If you want to locate IRStats somewhere else please consult your Web servers documentation.
# Example using mod_perl and the PerlSetVar to serve multiple
# repositories from a single CGI script
<VirtualHost *:80>
ServerName irstats.citebase.org
DocumentRoot /usr/local/irstats/htdocs
<Directory /usr/local/irstats/htdocs>
AllowOverride None
Options None
Order allow,deny
Allow from all
</Directory>
PerlRequire /usr/local/irstats/cgi-bin/irstats.cgi
<Location /irstats-cadair>
SetHandler perl-script
PerlSetVar IRStats_Config_File /usr/local/irstats/etc/irstats_cadair.conf
PerlHandler IRStats::GUI
</Location>
</VirtualHost>
Running IRStats
IRStats uses a single executable - irstats.cgi - for all processes. To get help on using irstats.cgi from the command line look at the man page:
./var/www/cgi-bin/irstats.cgi --man
Importing Log File Data
IRStats supports importing log data from EPrints accesslog tables, EPrints apache logs files and DSpace log files.
By default the import scripts only output on error. To get more feedback use the --verbose option (repeat for more verbosity).
Depending on the type of repository you will need to configure IRStats differently, as explained in the next sections.
EPrints Accesslog Tables
Make sure the database_eprints_access_log_table option is set correctly in the configuration file. For EPrints 2 set the repository_type option to 'eprints2' or for EPrints 3 set the repository_type option to 'eprints3'.
Execute the irstats script as follows:
./var/www/cgi-bin/irstats.cgi update_table
EPrints Apache Log Files
Set the repository_type option to 'apacheeprints'.
Execute the irstats script as follows:
./var/www/cgi-bin/irstats.cgi update_table < /var/log/httpd/access_log
If you have multiple log files you can run update_table for each log file. You must run update_table only once for each log file, otherwise you will get repeated data.
DSpace Apache Log Files
Set the repository_type option to 'dspace'.

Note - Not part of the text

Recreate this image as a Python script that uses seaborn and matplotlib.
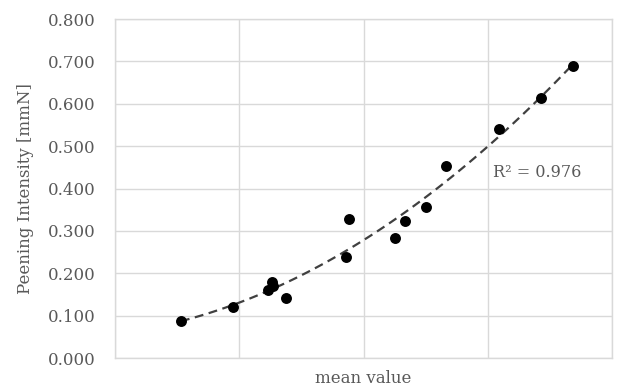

Execute the irstats script as follows:
./var/www/cgi-bin/irstats.cgi update_table < /var/log/httpd/access_log
If you have multiple log files you can run update_table for each log file. You must run update_table only once for each log file, otherwise you will get repeated data.
Looking up IP Addresses
To get the TopTenAcademies? view working you must first run the IP lookup script:
./var/www/cgi-bin/irstats.cgi convert_ip_to_host
Depending on the number of lookups to do and your DNS server performance this may take some time to run.
Exporting Metadata
By default, data files are written to /data. You probably want to modify this in the irstats.conf file to point to somewhere more convenient.
Quick Start
IRStats includes two tools for extracting basic metadata from EPrints and DSpace: extract_generic_eprints and extract_generic_dspace. Set the repository_url in the configuration file. For DSpace set the dspace_handle. For EPrints execute:
./var/www/cgi-bin/irstats.cgi extract_generic_eprints
Or DSpace:
./var/www/cgi-bin/irstats.cgi extract_generic_dspace
If successful, this will generate the CSV data files ready for importing. These tools grab the title from the abstract page for every eprint that has been downloaded. They do not provide any set data.
EPrints 2/3
Set the repository name with repository and the fields you want to use as sets in set_ids. Then execute:
./var/www/cgi-bin/irstats.cgi extract_metadata_from_archive
Importing Metadata
If you have a complete set of CSV data files you can import that data into IRStats by executing:
./var/www/cgi-bin/irstats.cgi import_metadata
You can repeat this step without having to re-import usage data.
Updating the IRStats Database
(Work in progress)
If you are using Apache log files, when you rotate the log files run the following:
./var/www/cgi-bin/irstats.cgi update_table < /part/to/rotated/log ./var/www/cgi-bin/irstats.cgi convert_ip_to_host
If you are reading from an EPrints access log table you can periodically run (note this is very efficient and won't do anything if there haven't been any new log entries):
./var/www/cgi-bin/irstats.cgi update_table
You will also want to periodically update the metadata. IRStats doesn't currently support incremental updates to metadata, so this will be highly dependent on the size of your database.